Microbiologists at the University of British Columbia have uncovered a novel mechanism that boosts B-cells’ sensitivity to extremely small amounts of foreign molecules.
The immune system typically combines signals from B-cell antigen receptors (which distinguish foreign molecules) and Toll-like receptors (which recognize common microbial components) to mount responses.
But the new work indicates that the Toll-like receptors are able to pre-emptively initiate changes in the B-cell’s structure to kickstart the antigen receptors' activity. The findings could inform vaccine design, and may explain the molecular basis for certain autoimmune diseases and B cell malignancies.
When microbial molecules bind to Toll-like receptors, filaments underlying the B cell’s plasma membrane break apart. This allows B-cell antigen receptors, normally confined to compartments by the filaments, to move more freely within the membrane.
“The increase in B-cell antigen receptor mobility and collisions at the membrane initiates signaling to the inside of the cell, even in the absence of antigen,” says UBC microbiologist Mike Gold, lead author on the paper published in Nature Communications.

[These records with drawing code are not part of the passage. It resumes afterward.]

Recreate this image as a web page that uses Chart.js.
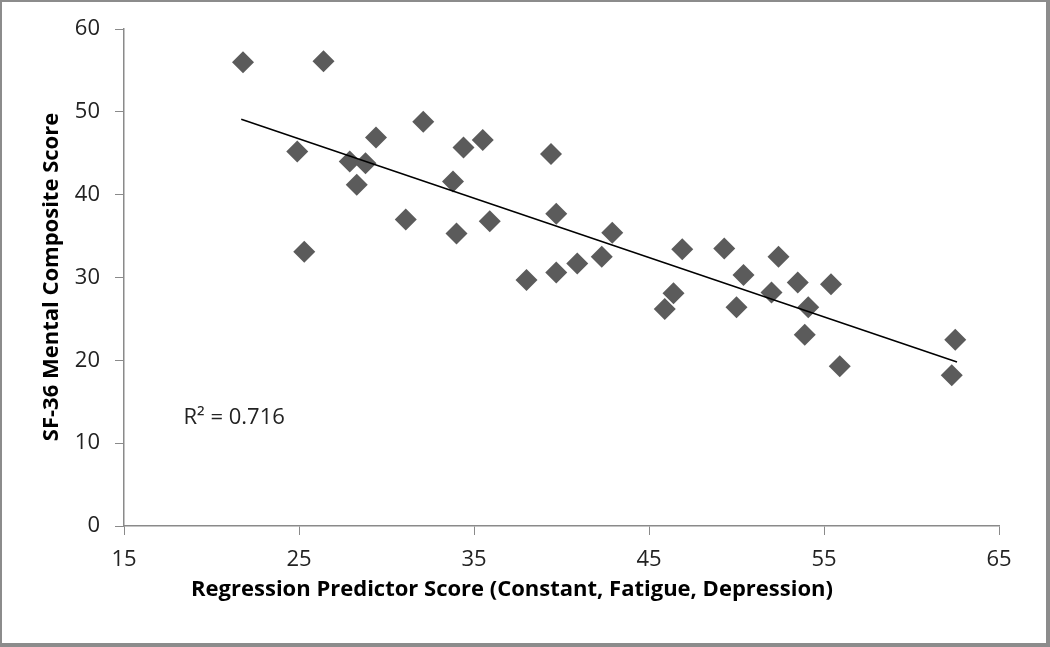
<!DOCTYPE html>
<html>
<head>
<meta charset="utf-8">
<script src="https://cdn.jsdelivr.net/npm/chart.js@4.4.1/dist/chart.umd.min.js"></script>
<style>
  html, body { margin: 0; padding: 0; background: #fff; }
  #wrap { width: 1050px; height: 647px; position: relative; }
</style>
</head>
<body>
<div id="wrap"><canvas id="chart" width="1050" height="647"></canvas></div>
<script>
// Data
const predictorScore = [
    21.8, 26.4, 24.9, 25.3, 27.9, 28.8, 28.3, 29.4, 31.1, 32.1,
    33.8, 34.0, 34.4, 35.5, 35.9, 38.0, 39.4, 39.7, 39.7, 40.9,
    42.3, 42.9, 46.9, 46.4, 45.9, 49.3, 50.4, 50.0, 52.4, 52.0,
    53.5, 55.4, 54.1, 53.9, 55.9, 62.5, 62.3
];
const mentalScore = [
    56.0, 56.1, 45.2, 33.1, 44.0, 43.8, 41.2, 46.9, 37.0, 48.8,
    41.6, 35.3, 45.7, 46.6, 36.8, 29.7, 44.9, 37.7, 30.6, 31.7,
    32.5, 35.4, 33.4, 28.1, 26.2, 33.5, 30.3, 26.4, 32.5, 28.2,
    29.4, 29.2, 26.4, 23.1, 19.3, 22.5, 18.2
];
// Linear trendline end points
const trendX = [21.7, 62.6];
const trendY = [49.1, 19.8];
const xTicks = [15, 25, 35, 45, 55, 65];
const yTicks = [0, 10, 20, 30, 40, 50, 60];
const rSquaredText = 'R\u00b2 = 0.716';

const FONT = "'Open Sans', 'DejaVu Sans', sans-serif";
const AXIS_COLOR = '#8a8a8a';

// Titles, R² label and frame drawn on top of the chart
const decorations = {
    id: 'decorations',
    afterDraw(chart) {
        const ctx = chart.ctx;
        const xs = chart.scales.x, ys = chart.scales.y;
        ctx.save();
        ctx.fillStyle = '#000';
        ctx.font = 'bold 22px ' + FONT;
        ctx.textAlign = 'center';
        ctx.textBaseline = 'middle';
        ctx.fillText('Regression Predictor Score (Constant, Fatigue, Depression)', 512, 590);

        ctx.translate(52, 277);
        ctx.rotate(-Math.PI / 2);
        ctx.fillText('SF-36 Mental Composite Score', 0, 0);
        ctx.restore();

        ctx.save();
        ctx.fillStyle = '#222';
        ctx.font = '22px ' + FONT;
        ctx.textAlign = 'left';
        ctx.textBaseline = 'middle';
        ctx.fillText(rSquaredText, xs.getPixelForValue(18.4), ys.getPixelForValue(13.1));
        ctx.restore();

        // outer frame
        ctx.save();
        ctx.strokeStyle = '#8c8c8c';
        ctx.lineWidth = 2;
        ctx.strokeRect(1, 1, 1046, 643);
        ctx.fillStyle = '#8c8c8c';
        ctx.fillRect(1046, 0, 4, 647);
        ctx.fillRect(0, 643, 1050, 4);
        ctx.restore();
    }
};

function init() {
    const ctx = document.getElementById('chart').getContext('2d');
    new Chart(ctx, {
        type: 'scatter',
        data: {
            datasets: [
                {
                    label: 'Patients',
                    data: predictorScore.map((x, i) => ({ x: x, y: mentalScore[i] })),
                    pointStyle: 'rectRot',
                    pointRadius: 11,
                    pointHoverRadius: 11,
                    backgroundColor: '#5b5b5b',
                    borderColor: '#5b5b5b',
                    borderWidth: 0,
                    order: 2
                },
                {
                    label: 'Linear trend',
                    type: 'line',
                    data: trendX.map((x, i) => ({ x: x, y: trendY[i] })),
                    borderColor: '#000',
                    borderWidth: 1.5,
                    pointRadius: 0,
                    fill: false,
                    order: 1
                }
            ]
        },
        options: {
            responsive: false,
            animation: false,
            layout: { padding: { left: 0, top: 29, right: 51, bottom: 0 } },
            plugins: {
                legend: { display: false },
                tooltip: { enabled: false }
            },
            scales: {
                x: {
                    type: 'linear',
                    min: 15,
                    max: 65,
                    afterBuildTicks: s => { s.ticks = xTicks.map(v => ({ value: v })); },
                    afterFit: s => { s.height = 121; },
                    grid: { drawOnChartArea: false, drawTicks: true, tickLength: 9, color: AXIS_COLOR },
                    border: { color: AXIS_COLOR, width: 1.5 },
                    ticks: { color: '#222', font: { family: FONT, size: 22 }, padding: 12, maxRotation: 0 }
                },
                y: {
                    type: 'linear',
                    min: 0,
                    max: 60,
                    afterBuildTicks: s => { s.ticks = yTicks.map(v => ({ value: v })); },
                    afterFit: s => { s.width = 124; },
                    grid: { drawOnChartArea: false, drawTicks: true, tickLength: 9, color: AXIS_COLOR },
                    border: { color: AXIS_COLOR, width: 1.5 },
                    ticks: { color: '#222', font: { family: FONT, size: 22 }, padding: 15 }
                }
            }
        },
        plugins: [decorations]
    });
}

document.addEventListener('DOMContentLoaded', init);
</script>
</body>
</html>
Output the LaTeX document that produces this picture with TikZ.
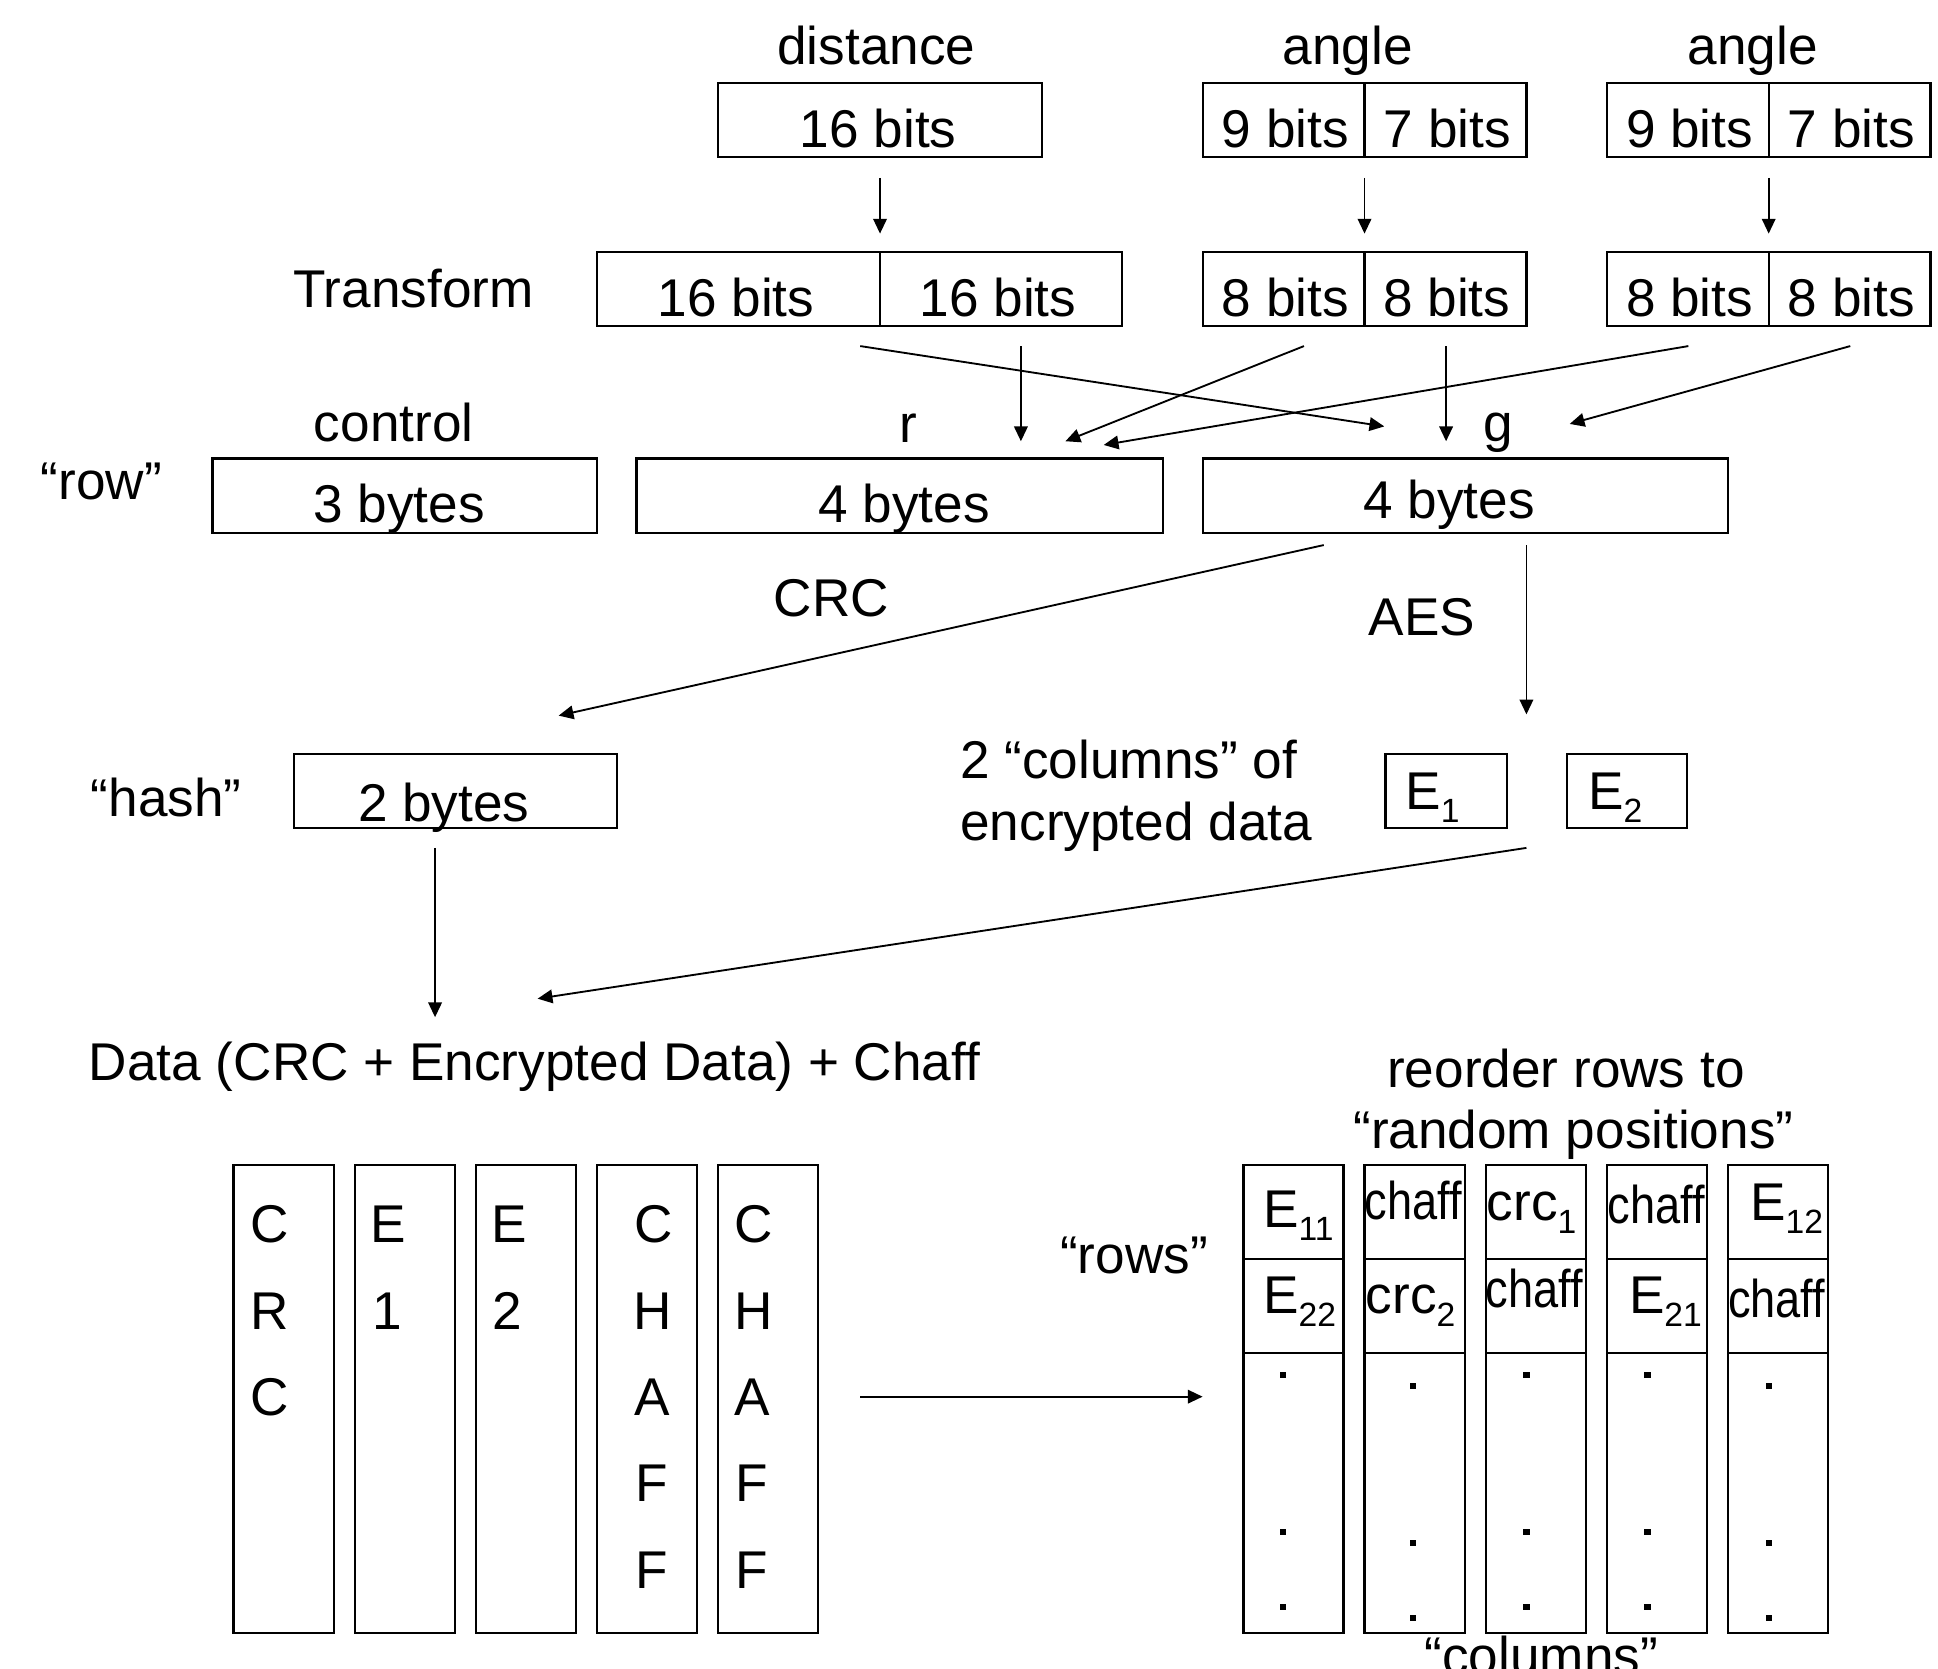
\documentclass[tikz,border=0pt]{standalone}
\usepackage{fontspec}
\setmainfont{Liberation Sans}
\usetikzlibrary{fit,arrows.meta}
\newcommand{\mysub}[1]{\raisebox{-5.3pt}{\fontsize{13.6pt}{14pt}\selectfont #1}}
\newcommand{\chf}{\scalebox{0.85}[1]{chaff}}
\tikzset{
  box/.style={draw, line width=0.9pt, inner sep=0pt, outer sep=0pt},
  lbl/.style={anchor=base, inner sep=0pt, outer sep=0pt, font=\fontsize{21.5pt}{26pt}\selectfont},
  lblw/.style={lbl, anchor=base west},
  arr/.style={line width=0.75pt, -{Triangle[length=6pt,width=5.5pt]}},
  dotsq/.style={fill, draw=none, inner sep=0pt, minimum size=2.5pt}
}
\begin{document}
\begin{tikzpicture}[x=0.5pt,y=-0.5pt]
\useasboundingbox (0,0) rectangle (1568,1350);

% ---------- top row ----------
\node[lbl] (tdist) at (709,52) {distance};
\node[lbl] (tang1) at (1090.5,52) {angle};
\node[lbl] (tang2) at (1418,52) {angle};

\node[box, fit={(581,67) (843,127)}] (dist) {};
\node[box, fit={(973,67) (1104,127)}] (ang1a) {};
\node[box, fit={(1104,67) (1235,127)}] (ang1b) {};
\node[box, fit={(1300,67) (1431,127)}] (ang2a) {};
\node[box, fit={(1431,67) (1562,127)}] (ang2b) {};
\node[lbl] (t16) at (710.5,119) {16 bits};
\node[lbl] (t9a) at (1040,119) {9 bits};
\node[lbl] (t7a) at (1171,119) {7 bits};
\node[lbl] (t9b) at (1367,119) {9 bits};
\node[lbl] (t7b) at (1498,119) {7 bits};

% ---------- transform row ----------
\node[lbl] (ttrans) at (334.5,249) {Transform};
\node[box, fit={(483,204) (712,264)}] (tr1a) {};
\node[box, fit={(712,204) (908,264)}] (tr1b) {};
\node[box, fit={(973,204) (1104,264)}] (tr2a) {};
\node[box, fit={(1104,204) (1235,264)}] (tr2b) {};
\node[box, fit={(1300,204) (1431,264)}] (tr3a) {};
\node[box, fit={(1431,204) (1562,264)}] (tr3b) {};
\node[lbl] (t16a) at (595.5,256) {16 bits};
\node[lbl] (t16b) at (807.5,256) {16 bits};
\node[lbl] (t8a) at (1040,256) {8 bits};
\node[lbl] (t8b) at (1170.5,256) {8 bits};
\node[lbl] (t8c) at (1367,256) {8 bits};
\node[lbl] (t8d) at (1498,256) {8 bits};

% vertical arrows top
\coordinate (a1s) at (712,144); \coordinate (a1e) at (712,189);
\coordinate (a2s) at (1104,144); \coordinate (a2e) at (1104,189);
\coordinate (a3s) at (1431,144); \coordinate (a3e) at (1431,189);
\draw[arr] (a1s) -- (a1e);
\draw[arr] (a2s) -- (a2e);
\draw[arr] (a3s) -- (a3e);

% ---------- row ----------
\node[lbl] (tctrl) at (318.5,357) {control};
\node[lbl] (tr) at (735,358) {r};
\node[lbl] (tg) at (1212,357) {g};
\node[lbl] (trow) at (82,404) {“row”};
\node[box, fit={(172,371) (483,431)}] (ctrl) {};
\node[box, fit={(515,371) (941,431)}] (rbox) {};
\node[box, fit={(973,371) (1398,431)}] (gbox) {};
\node[lbl] (t3b) at (323,423) {3 bytes};
\node[lbl] (t4a) at (731.5,423) {4 bytes};
\node[lbl] (t4b) at (1172.5,419.5) {4 bytes};

% crossing arrows
\coordinate (x1s) at (696,280);  \coordinate (x1e) at (1120,345);
\coordinate (x2s) at (826,280);  \coordinate (x2e) at (826,357);
\coordinate (x3s) at (1055,280); \coordinate (x3e) at (862,357);
\coordinate (x4s) at (1170,280); \coordinate (x4e) at (1170,357);
\coordinate (x5s) at (1366,280); \coordinate (x5e) at (893,360);
\coordinate (x6s) at (1497,280); \coordinate (x6e) at (1270,343);
\draw[arr] (x1s) -- (x1e);
\draw[arr] (x2s) -- (x2e);
\draw[arr] (x3s) -- (x3e);
\draw[arr] (x4s) -- (x4e);
\draw[arr] (x5s) -- (x5e);
\draw[arr] (x6s) -- (x6e);

% ---------- CRC / AES ----------
\coordinate (crcs) at (1071,441); \coordinate (crce) at (452,579);
\coordinate (aess) at (1235,441); \coordinate (aese) at (1235,578);
\draw[arr] (crcs) -- (crce);
\draw[arr] (aess) -- (aese);
\node[lbl] (tcrc) at (672.5,499) {CRC};
\node[lbl] (taes) at (1150.5,514.5) {AES};

\node[lbl] (thash) at (134.5,660.5) {“hash”};
\node[box, fit={(238,610) (499,670)}] (hash) {};
\node[lbl] (t2b) at (359,665) {2 bytes};

\node[lblw] (tcol1) at (777,629.5) {2 “columns” of};
\node[lblw] (tcol2) at (777,680) {encrypted data};
\node[box, fit={(1121,610) (1219,670)}] (e1) {};
\node[box, fit={(1268,610) (1365,670)}] (e2) {};
\node[lblw] (te1) at (1137,655) {E\mysub{1}};
\node[lblw] (te2) at (1285,655) {E\mysub{2}};

\coordinate (hs) at (352,686); \coordinate (he) at (352,823);
\coordinate (es) at (1235,686); \coordinate (ee) at (435,808);
\draw[arr] (hs) -- (he);
\draw[arr] (es) -- (ee);

% ---------- bottom ----------
\node[lblw] (tdata) at (72,874) {Data (CRC + Encrypted Data) + Chaff};
\node[lbl] (treo1) at (1267,880) {reorder rows to};
\node[lbl] (treo2) at (1273,929.5) {“random positions”};

% left columns
\node[box, fit={(189,942.5) (270,1321)}] (lc1) {};
\node[box, fit={(287,942.5) (368,1321)}] (lc2) {};
\node[box, fit={(385,942.5) (466,1321)}] (lc3) {};
\node[box, fit={(483,942.5) (564,1321)}] (lc4) {};
\node[box, fit={(581,942.5) (662,1321)}] (lc5) {};
\node[lbl] (l1a) at (218.5,1005) {C};
\node[lbl] (l1b) at (218.5,1075.5) {R};
\node[lbl] (l1c) at (218.5,1145) {C};
\node[lbl] (l2a) at (314.5,1005) {E};
\node[lbl] (l2b) at (313,1075.5) {1};
\node[lbl] (l3a) at (412,1005) {E};
\node[lbl] (l3b) at (410.5,1075.5) {2};
\node[lbl] (l4a) at (529,1005) {C};
\node[lbl] (l4b) at (528,1075.5) {H};
\node[lbl] (l4c) at (527.5,1145) {A};
\node[lbl] (l4d) at (527,1214.5) {F};
\node[lbl] (l4e) at (527,1285) {F};
\node[lbl] (l5a) at (610,1005) {C};
\node[lbl] (l5b) at (609.5,1075.5) {H};
\node[lbl] (l5c) at (609,1145) {A};
\node[lbl] (l5d) at (608.5,1214.5) {F};
\node[lbl] (l5e) at (608.5,1285) {F};

\coordinate (bs) at (696,1130); \coordinate (be) at (973,1130);
\draw[arr] (bs) -- (be);

\node[lbl] (trows) at (917.5,1030) {“rows”};

% right columns: cells
\foreach \nm/\xl in {A/1006, B/1104, C/1202, D/1300, E/1398}{
  \node[box, fit={(\xl,942.5) (\xl+81,1018.5)}] (r\nm1) {};
  \node[box, fit={(\xl,1018.5) (\xl+81,1094.5)}] (r\nm2) {};
  \node[box, fit={(\xl,1094.5) (\xl+81,1321)}] (r\nm3) {};
}
\node[lblw] (c11) at (1022,993) {E\mysub{11}};
\node[lbl]  (c12) at (1143.5,986.5) {\chf};
\node[lblw] (c13) at (1203,987.5) {crc\mysub{1}};
\node[lbl]  (c14) at (1340,990) {\chf};
\node[lblw] (c15) at (1416,987.5) {E\mysub{12}};
\node[lblw] (c21) at (1022,1062.5) {E\mysub{22}};
\node[lblw] (c22) at (1105,1062.5) {crc\mysub{2}};
\node[lbl]  (c23) at (1241.5,1058) {\chf};
\node[lblw] (c24) at (1318,1062.5) {E\mysub{21}};
\node[lbl]  (c25) at (1437.5,1066) {\chf};

% dots
\foreach \x/\o in {1038/0, 1143/9, 1235/0, 1333/0, 1431/9}{
  \node[dotsq] at (\x,1112.5+\o) {};
  \node[dotsq] at (\x,1239.5+\o) {};
  \node[dotsq] at (\x,1300+\o) {};
}

\node[lbl] (tcols) at (1247,1355) {“columns”};
\end{tikzpicture}
\end{document}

“So maximum signaling can now be induced by much smaller amounts of antigen than in cells that have not been exposed to microbial components.”
The study was a collaboration between Gold, UBC mathematician Dan Coombs and UBC Cellular and Physiological Sciences’ Cal Roskelley. Coombs and former UBC post-doc Raibatak Das performed mathematical analyses that quantitatively characterized how TLR signaling altered antigen receptor mobility within the cell membrane.